Mon | Dec 2, 2024

Residents haunted by 30-year water crisis

Published:Thursday | November 18, 2021 | 6:52 AMRuddy Mathison/Gleaner Writer
The new pump installed by the National Water Commission at the Jambos Pen pumping station that will be operational soon.
The new pump installed by the National Water Commission at the Jambos Pen pumping station that will be operational soon.
The Jambos Pen pumping station.
The Jambos Pen pumping station.
The storage tank on Geoffe Road that supplies four communities.
The storage tank on Geoffe Road that supplies four communities.
Wayside black tank set up by a resident for storing water purchased at $5,000 per tank load.
Wayside black tank set up by a resident for storing water purchased at $5,000 per tank load.
Water main installed by the NWC to convey water into the commuities.
Water main installed by the NWC to convey water into the commuities.
1
2
3
4
5

“Well mi a tell you it rough! The water crisis up yah really tough. Mi have to go way down a one spring fi get water,” said Veronica Bryan, a resident of Jambos Pond in Glengoffe, St Catherine, who vented her frustration over a long-standing water crisis that has affected the community for over 30 years.

Residents in the community have been experiencing untold hardships and have not been able to access running water since a water storage tank in the area was destroyed by Hurricane Gilbert in 1988.

The National Water Commission (NWC) said it has renovated the Jambos Pond pumping station, installed a new pump, sterilised the tank, and replaced old water pipes leading into the communities that the system will serve, and is expecting to begin customer engagement soon.

The crisis does not only affect residents of the Jambos Pond system which, if operational, has the capacity to pump water to some six communities that are presently affected, but is widespread across the entire North East St Catherine where a number of natural springs and tributaries exist.

And while the residents are concerned about the health challenges associated with consuming water from these sources, they are forced to go that route when they are not blessed with rainwater.

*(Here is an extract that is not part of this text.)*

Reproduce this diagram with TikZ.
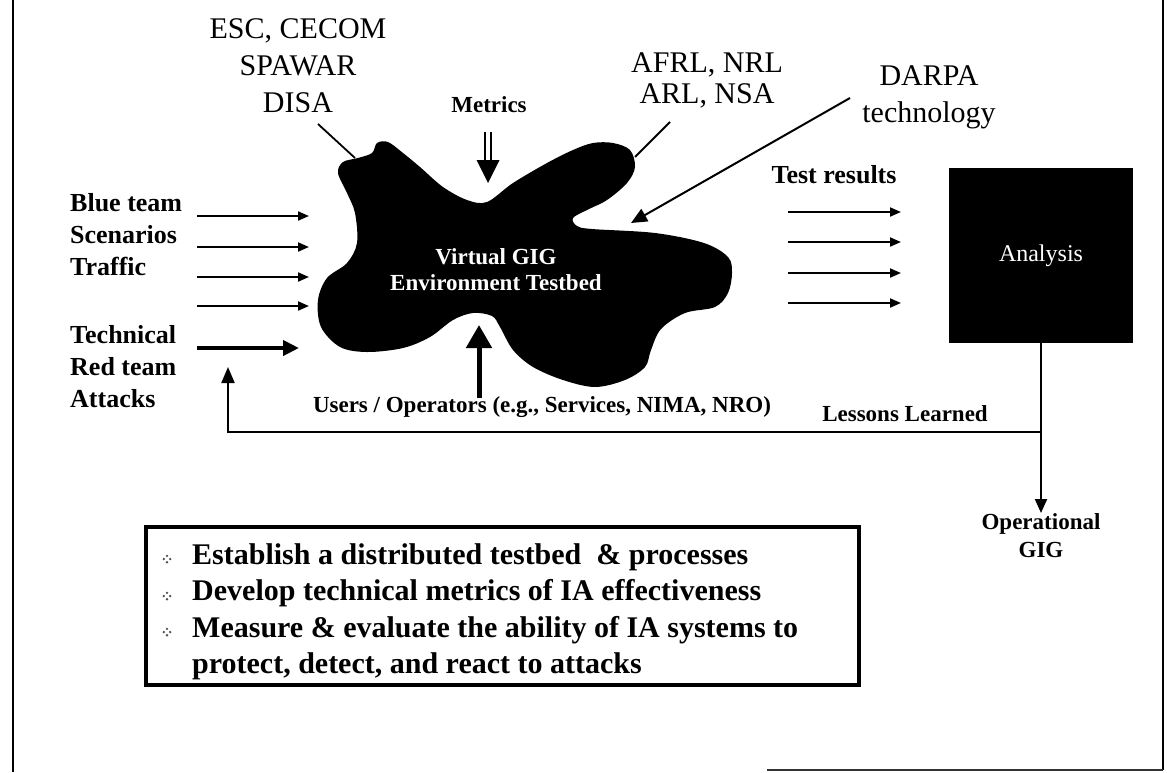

“When mi have to wash clothes or want drinking water, it hard to carry the water from so far, so mi haff full da black tank deh fi $5,000,” Bryan said, pointing to the tank she acquired to store potable water.

Seventy-five-year-old Delroy Small, who was born in the community, said the long-standing water crisis has greatly affected him over the many decades, and it is a disgrace to know that people still have to use outside latrines.

“We have one spring dun deh so call Mack Eye Spring, a dun deh mi have to ketch water fi most a mi life if rain nuh fall. Dem run new pipe and tell we seh we soon get running water ... a dat we want,” he told The Gleaner.

“Mi can’t believe in a dis modern time even though we house have bathroom in it, we still have to ride bicycle,” said Small amusingly, describing the use of the outside pit latrine.

Acknowledging that there has been a chronic water crisis in the entire North East St Catherine constituency that was inherited, Member of Parliament Kerensia Morrison said the solution lies in harnessing the supply from the natural springs and tributaries, a solution she alluded to in her constituency debate in Parliament.

“I have recommended that upon the provision of funding, there are small water systems in these remote communities that we can harvest and then gravity-fed to the communities, and this may be the long-term solution to the chronic water problem the residents have been facing for decades,” Morrison said.

She said that she has been advised by the NWC that work on the Jambos Pond system is now completed and customer engagement will begin soon.

The Jambos Pond system has also got the attention of the councillor for the Mount Industry division, Roogae Kirlew, who brought the issue to this month’s general meeting of the St Catherine Municipal Corporation.

Kirkew decried the prolonged water crisis in Glengoffe, Jambos Pond and surrounding communities, and questioned the delay in getting the Jombos Pond system operational, given the fact that all the necessary work has been done to get the system going.

He sought the intervention of the Municipal Corporation in the matter, claiming that he has to supply water to the Glengoffe Police Station that has been reeling from the crisis.

Morrison said the delay was caused by a lack of electricity at the Jambos Pond location that she has since been told is now rectified.